Cysteine hydrochloride, a critical drug for pediatric and adult patients who require parenteral nutrition (PN), was officially delisted from the U.S. Food and Drug Administration’s drug shortage website on Sept. 4, 2019, just two months after it entered the market via a supply deal with ProvideGx. The drug had previously been in continual shortage since 2015. Exela Pharma Sciences is currently the only FDA-approved manufacturer of cysteine hydrochloride injection. Its new formulation is labeled to contain no more than 120 parts per billion (ppb) or mcg/L of aluminum. Patients with renal impairment, including preterm infants, who receive greater than 4 to 5 mcg/kg/day of parenteral aluminum can accumulate aluminum to levels associated with central nervous system and bone toxicity.”

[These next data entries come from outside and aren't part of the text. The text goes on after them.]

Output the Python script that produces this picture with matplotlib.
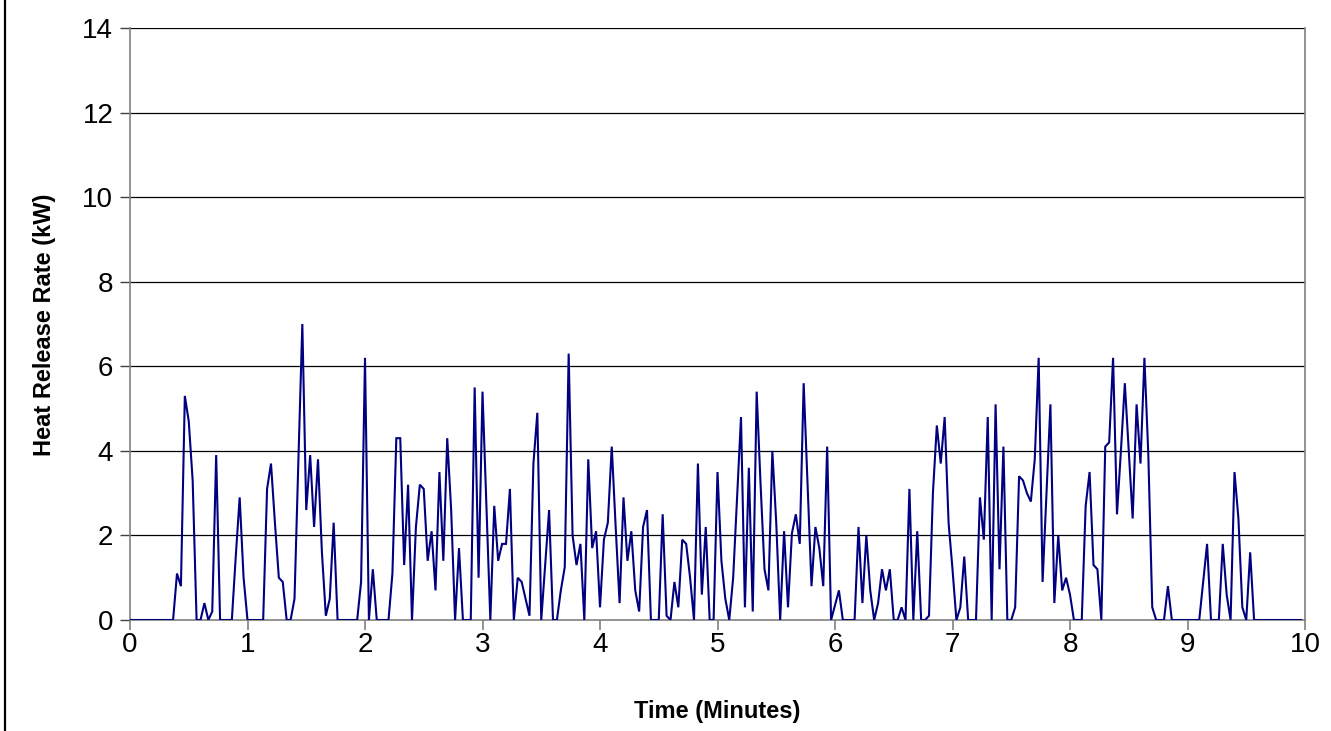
import numpy as np
import matplotlib
matplotlib.use("Agg")
import matplotlib.pyplot as plt
from matplotlib.lines import Line2D

# sample interval: 2 seconds (1/30 minute)
n_samples = 300
time_min = np.arange(n_samples) / 30.0

hrr_kw = [
    0, 0, 0, 0, 0, 0, 0, 0, 0, 0, 0, 0,
    1.1, 0.8, 5.3, 4.7, 3.3, 0, 0, 0.4, 0, 0.2, 3.9, 0, 0, 0, 0, 1.5, 2.9, 1.0,
    0, 0, 0, 0, 0, 3.1, 3.7, 2.3, 1.0, 0.9, 0, 0, 0.5, 3.8, 7.0, 2.6, 3.9, 2.2, 3.8, 1.6,
    0.1, 0.5, 2.3, 0, 0, 0, 0, 0, 0, 0.9, 6.2, 0, 1.2, 0, 0, 0, 0, 1.1, 4.3, 4.3,
    1.3, 3.2, 0, 2.2, 3.2, 3.1, 1.4, 2.1, 0.7, 3.5, 1.4, 4.3, 2.6, 0, 1.7, 0, 0, 0, 5.5, 1.0,
    5.4, 2.7, 0, 2.7, 1.4, 1.8, 1.8, 3.1, 0, 1.0, 0.9, 0.5, 0.1, 3.7, 4.9, 0, 1.3, 2.6, 0, 0,
    0.7, 1.25, 6.3, 2.0, 1.3, 1.8, 0, 3.8, 1.7, 2.1, 0.3, 1.9, 2.3, 4.1, 2.2, 0.4, 2.9, 1.4, 2.1, 0.7,
    0.2, 2.2, 2.6, 0, 0, 0, 2.5, 0.1, 0, 0.9, 0.3, 1.9, 1.8, 1.0, 0, 3.7, 0.6, 2.2, 0, 0,
    3.5, 1.4, 0.5, 0, 1.0, 2.9, 4.8, 0.3, 3.6, 0.2, 5.4, 3.2, 1.2, 0.7, 4.0, 2.3, 0, 2.1, 0.3, 2.05,
    2.5, 1.8, 5.6, 3.2, 0.8, 2.2, 1.7, 0.8, 4.1, 0, 0.35, 0.7, 0, 0, 0, 0, 2.2, 0.4, 2.0, 0.7,
    0, 0.4, 1.2, 0.7, 1.2, 0, 0, 0.3, 0, 3.1, 0, 2.1, 0, 0, 0.1, 3.0, 4.6, 3.7, 4.8, 2.3,
    1.2, 0, 0.3, 1.5, 0, 0, 0, 2.9, 1.9, 4.8, 0, 5.1, 1.2, 4.1, 0, 0, 0.3, 3.4, 3.3, 3.0,
    2.8, 3.8, 6.2, 0.9, 3.0, 5.1, 0.4, 2.0, 0.7, 1.0, 0.6, 0, 0, 0, 2.7, 3.5, 1.3, 1.2, 0, 4.1,
    4.2, 6.2, 2.5, 4.0, 5.6, 4.0, 2.4, 5.1, 3.7, 6.2, 3.9, 0.3, 0, 0, 0, 0.8, 0, 0, 0, 0,
    0, 0, 0, 0, 0.9, 1.8, 0, 0, 0, 1.8, 0.6, 0, 3.5, 2.4, 0.3, 0, 1.6, 0, 0, 0,
    0, 0, 0, 0, 0, 0, 0, 0, 0, 0,
]

x_ticks = list(range(0, 11))
y_ticks = list(range(0, 15, 2))
x_title = "Time (Minutes)"
y_title = "Heat Release Rate (kW)"

plt.rcParams['font.family'] = ['Liberation Sans', 'DejaVu Sans']

fig = plt.figure(figsize=(13.31, 7.31), dpi=100)
ax = fig.add_axes([130/1331, 111/731, 1175/1331, 592/731])

ax.set_xlim(0, 10)
ax.set_ylim(0, 14)
ax.set_xticks(x_ticks)
ax.set_yticks(y_ticks)
ax.set_xticklabels([str(v) for v in x_ticks], fontsize=20)
ax.set_yticklabels([str(v) for v in y_ticks], fontsize=20)

for yv in y_ticks[1:]:
    ax.axhline(yv, color='black', lw=0.9, zorder=1)

ax.plot(time_min, hrr_kw[:n_samples], color='#000080', lw=1.5, zorder=3,
        solid_joinstyle='miter')

for s in ['left', 'bottom', 'right']:
    ax.spines[s].set_color('#808080')
    ax.spines[s].set_linewidth(1.2)
ax.spines['top'].set_visible(False)

ax.tick_params(axis='x', direction='out', length=7, width=1.2, color='#808080', pad=2)
ax.tick_params(axis='y', direction='out', length=7, width=1.0, color='#404040', pad=5)

ax.set_xlabel(x_title, fontsize=17, fontweight='bold')
ax.set_ylabel(y_title, fontsize=17, fontweight='bold')
ax.xaxis.set_label_coords((717 - 130) / 1175, (620 - 700) / 592)
ax.yaxis.set_label_coords((56 - 130) / 1175, (620 - 325) / 592)

fig.add_artist(Line2D([5/1331, 5/1331], [0, 1], color='black', lw=1.6,
                      transform=fig.transFigure))

fig.savefig("out.png", dpi=100)
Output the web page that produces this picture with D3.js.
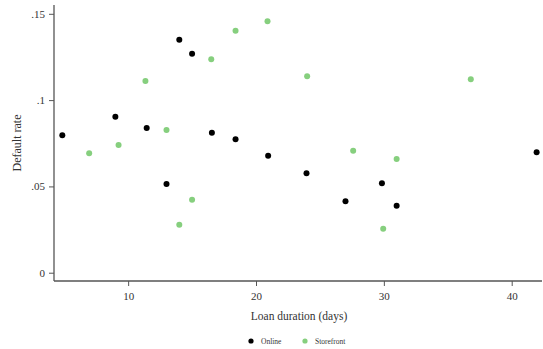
<!DOCTYPE html>
<html>
<head>
<meta charset="utf-8">
<script src="https://cdn.jsdelivr.net/npm/d3@7"></script>
<style>
  html, body { margin: 0; padding: 0; background: #fff; }
  svg { display: block; }
</style>
</head>
<body>
<div id="chart"></div>
<script>
// Values
const onlineDays = [4.85, 9.0, 11.45, 13.0, 14.0, 15.0, 16.55, 18.4, 20.95, 23.95, 27.0, 29.85, 31.0, 41.95];
const onlineRates = [0.0796, 0.0904, 0.0838, 0.0514, 0.135, 0.1269, 0.0811, 0.0773, 0.0678, 0.0576, 0.0414, 0.0518, 0.0388, 0.0698];
const storefrontDays = [6.95, 9.25, 11.35, 13.0, 14.0, 15.0, 16.5, 18.4, 20.9, 24.0, 27.6, 29.95, 31.0, 36.8];
const storefrontRates = [0.0692, 0.074, 0.1111, 0.0827, 0.0278, 0.0423, 0.1236, 0.1402, 0.1457, 0.1138, 0.0707, 0.0255, 0.0659, 0.1121];
const xTicks = [10, 20, 30, 40];
const yTicks = [0, 0.05, 0.1, 0.15];

const series = [
  { label: 'Online', color: '#000000', days: onlineDays, rates: onlineRates },
  { label: 'Storefront', color: '#86cf7e', days: storefrontDays, rates: storefrontRates },
];

const width = 543;
const height = 349;
const margin = { top: 5, right: 1, bottom: 68, left: 54 };
const font = '"Liberation Serif", "DejaVu Serif", serif';
const axisColor = '#555';
const textColor = '#333';

const svg = d3.select('#chart')
  .append('svg')
  .attr('width', width)
  .attr('height', height);

const x = d3.scaleLinear()
  .domain([4.2, 42.37])
  .range([margin.left, width - margin.right]);

const y = d3.scaleLinear()
  .domain([-0.0048, 0.1551])
  .range([height - margin.bottom, margin.top]);

/* Y axis */
const yAxis = svg.append('g')
  .attr('transform', `translate(${margin.left},0)`)
  .call(d3.axisLeft(y).tickValues(yTicks).tickSize(5).tickPadding(4)
    .tickFormat(d => d === 0 ? '0' : d3.format('.2~f')(d).replace(/^0/, '')));

yAxis.select('.domain').attr('stroke', axisColor).attr('stroke-width', 1.3)
  .attr('d', `M0,${y.range()[0]}V${y.range()[1]}`);
yAxis.selectAll('.tick line').attr('stroke', axisColor);
yAxis.selectAll('text')
  .attr('fill', textColor)
  .attr('font-family', font)
  .attr('font-size', 11);

/* X axis */
const xAxis = svg.append('g')
  .attr('transform', `translate(0,${height - margin.bottom})`)
  .call(d3.axisBottom(x).tickValues(xTicks).tickSize(5).tickPadding(6));

xAxis.select('.domain').attr('stroke', axisColor).attr('stroke-width', 1.3)
  .attr('d', `M${x.range()[0]},0H${x.range()[1]}`);
xAxis.selectAll('.tick line').attr('stroke', axisColor);
xAxis.selectAll('text')
  .attr('fill', textColor)
  .attr('font-family', font)
  .attr('font-size', 11);

/* Axis titles */
svg.append('text')
  .attr('transform', `translate(21,${(margin.top + height - margin.bottom) / 2}) rotate(-90)`)
  .attr('text-anchor', 'middle')
  .attr('fill', textColor)
  .attr('font-family', font)
  .attr('font-size', 12)
  .text('Default rate');

svg.append('text')
  .attr('x', 299)
  .attr('y', 320)
  .attr('text-anchor', 'middle')
  .attr('fill', textColor)
  .attr('font-family', font)
  .attr('font-size', 11.5)
  .text('Loan duration (days)');

/* Points */
series.forEach(s => {
  svg.append('g')
    .selectAll('circle')
    .data(s.days.map((d, i) => ({ day: d, rate: s.rates[i] })))
    .join('circle')
    .attr('cx', d => x(d.day))
    .attr('cy', d => y(d.rate))
    .attr('r', 3)
    .attr('fill', s.color);
});

/* Legend */
const legend = svg.append('g').attr('transform', 'translate(251,341)');
legend.selectAll('g')
  .data(series)
  .join('g')
  .attr('transform', (_, i) => `translate(${i * 54},0)`)
  .each(function (d) {
    const g = d3.select(this);
    g.append('circle').attr('r', 2.6).attr('fill', d.color);
    g.append('text')
      .attr('x', 10)
      .attr('y', 2.5)
      .attr('fill', textColor)
      .attr('font-family', font)
      .attr('font-size', 7.5)
      .text(d.label);
  });
</script>
</body>
</html>
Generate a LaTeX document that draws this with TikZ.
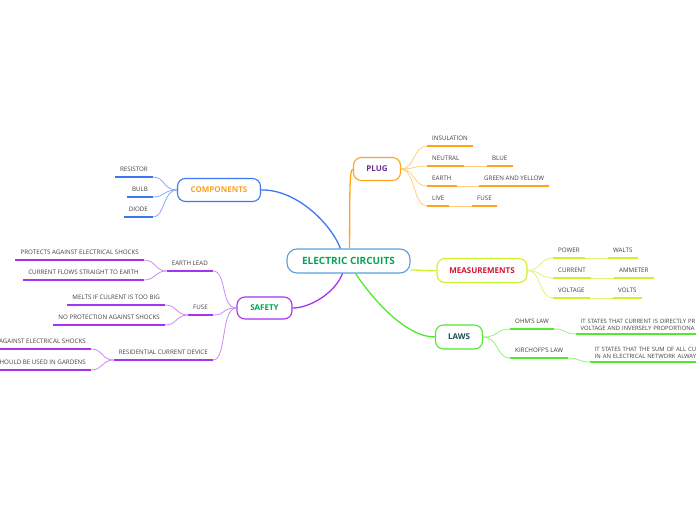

Shortly after the two announcements were made, Blair Childs, senior vice president for public affairs at Premier, spoke with Healthcare Innovation Editor-in-Chief Mark Hagland, regarding their significance. Below are excerpts from that interview.
Can you explain the significance of these announcements for the healthcare delivery system?
It used to be that it took four to five years for a new ANDA—an Abbreviated New Drug Application—to get through the FDA [Food and Drug Administration]. So you had barriers to entry to new products; if you wanted to reduce the drug shortage, you were encumbered. FDA has now sped up this process, in part because of the legislation we authored and got passed. And as a consequence, the time it takes us to work with manufacturers, and it’s causing manufacturers to say, we can’t hide behind the barriers to entry. We’re going to have more competitors. So we’ve been able to leverage that and bring more competitors to market; and we’re going to eliminate drug shortages—that’s our mission and goal in that space. There are parts of the problem that can’t address without a national policy. We’re raising the bar, and it’s forcing everyone else to react, so it’s exciting.
What made the announcements important?
They represent incredible progress. We’ve got well over 120 of the drug shortage products that we’re making fully available to our members. That has huge implications for health systems and anyone providing care, because of disruptions that undermine care delivery. Also, there are huge price spikes when shortages occur. So the fact that we’re making this much progress, and specifically taking a product off the shortage list, and continuing to raise the bar has forced all the other GPOs [group purchasing organizations] to scramble and forced the manufacturers to respond. When there have been barriers to entry, they’ve been able to raise prices. So it’s a cost issue and a reliability of care issue. And you have to keep all the NDCs [National Drug Codes] and EHRs [electronic health records] and so there’s a lot of coding and management from that vantage point that been a problem in terms of the stability of the supply chain.